--- BEGIN ---
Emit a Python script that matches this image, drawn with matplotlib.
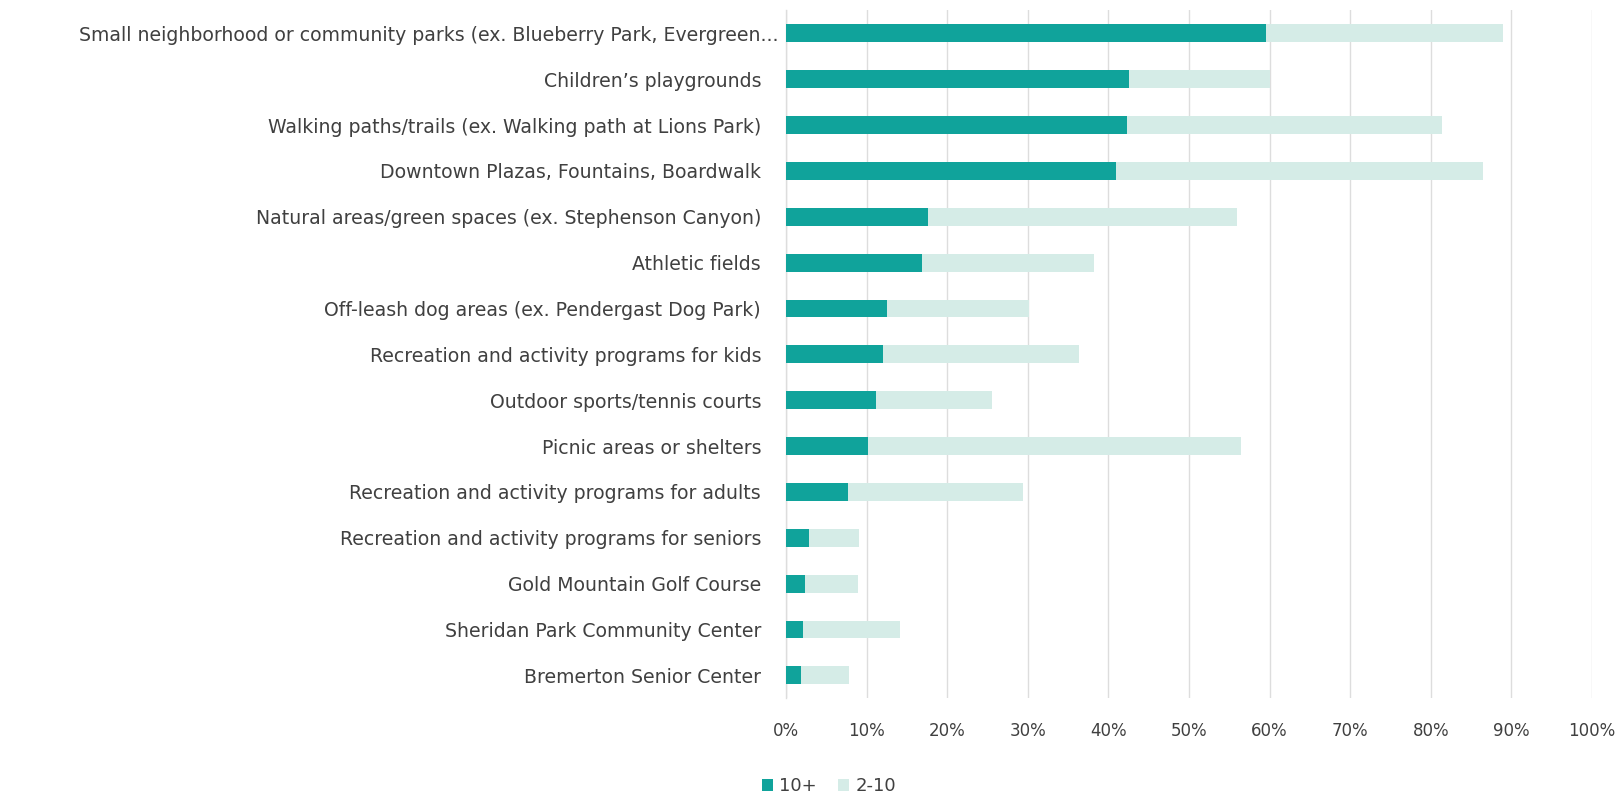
import matplotlib
matplotlib.use("Agg")
import matplotlib.pyplot as plt
import matplotlib.transforms as mtransforms
import numpy as np
from matplotlib.patches import Patch

categories = [
    "Small neighborhood or community parks (ex. Blueberry Park, Evergreen...",
    "Children\u2019s playgrounds",
    "Walking paths/trails (ex. Walking path at Lions Park)",
    "Downtown Plazas, Fountains, Boardwalk",
    "Natural areas/green spaces (ex. Stephenson Canyon)",
    "Athletic fields",
    "Off-leash dog areas (ex. Pendergast Dog Park)",
    "Recreation and activity programs for kids",
    "Outdoor sports/tennis courts",
    "Picnic areas or shelters",
    "Recreation and activity programs for adults",
    "Recreation and activity programs for seniors",
    "Gold Mountain Golf Course",
    "Sheridan Park Community Center",
    "Bremerton Senior Center",
]
ten_plus = [59.5, 42.5, 42.3, 41.0, 17.6, 16.9, 12.5, 12.0, 11.2, 10.2, 7.7, 2.8, 2.3, 2.1, 1.8]
two_to_ten = [29.4, 17.6, 39.1, 45.5, 38.4, 21.3, 17.7, 24.3, 14.4, 46.3, 21.7, 6.2, 6.6, 12.0, 6.0]
series_names = ["10+", "2-10"]
xticks = [0, 10, 20, 30, 40, 50, 60, 70, 80, 90, 100]

dark = "#10A39B"
light = "#D5ECE7"
text_col = "#404040"

plt.rcParams['font.family'] = ['DejaVu Sans']

fig = plt.figure(figsize=(16.23, 7.99), dpi=100)
ax = fig.add_axes([0.4843, 0.126, 0.4966, 0.861])

y = np.arange(len(categories))
h = 0.39
ax.barh(y, ten_plus, height=h, color=dark, zorder=3)
ax.barh(y, two_to_ten, left=ten_plus, height=h, color=light, zorder=3)

ax.set_ylim(len(categories) - 0.5, -0.5)
ax.set_xlim(0, 100)
ax.set_yticks(y)
ax.set_yticklabels(categories, fontsize=13.6, color=text_col)
ax.set_xticks(xticks)
ax.set_xticklabels([f"{t}%" for t in xticks], fontsize=12, color=text_col)
ax.tick_params(axis='y', length=0, pad=18)
ax.tick_params(axis='x', length=0, pad=17)
ax.grid(axis='x', color="#DDDDDD", linewidth=1.0, zorder=0)
for s in ["top", "right", "bottom"]:
    ax.spines[s].set_visible(False)
ax.spines["left"].set_color("#DDDDDD")
ax.spines["left"].set_linewidth(1.0)

# first label sits a bit further right (truncated label)
lbl0 = ax.get_yticklabels()[0]
lbl0.set_transform(lbl0.get_transform() + mtransforms.ScaledTranslation(17 / 100, 0, fig.dpi_scale_trans))

handles = [Patch(facecolor=dark), Patch(facecolor=light)]
fig.legend(handles, series_names, loc="center left", bbox_to_anchor=(0.4595, 0.016),
           ncol=2, frameon=False, fontsize=13, handlelength=0.6, handleheight=0.6,
           handletextpad=0.35, columnspacing=1.2, labelcolor=text_col)

fig.savefig("out.png", dpi=100, facecolor="white")
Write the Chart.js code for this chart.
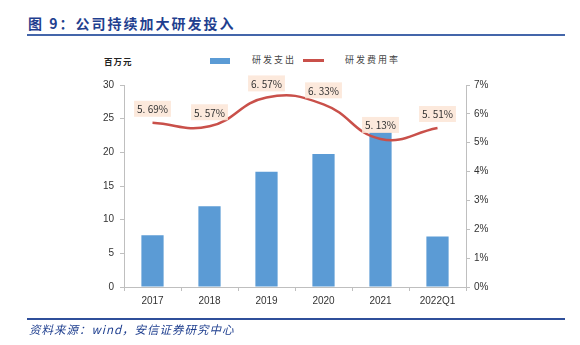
--- END ---
== WORK TO COMPLETE ==
Skip the pictures, please, and transcribe only the lines from the beginning of the material through the one that contains "from matplotlib.patches import Patch".

== RESPONSE ==
Emit a Python script that matches this image, drawn with matplotlib.
import matplotlib
matplotlib.use("Agg")
import matplotlib.pyplot as plt
import matplotlib.transforms as mtransforms
import numpy as np
from matplotlib.patches import Patch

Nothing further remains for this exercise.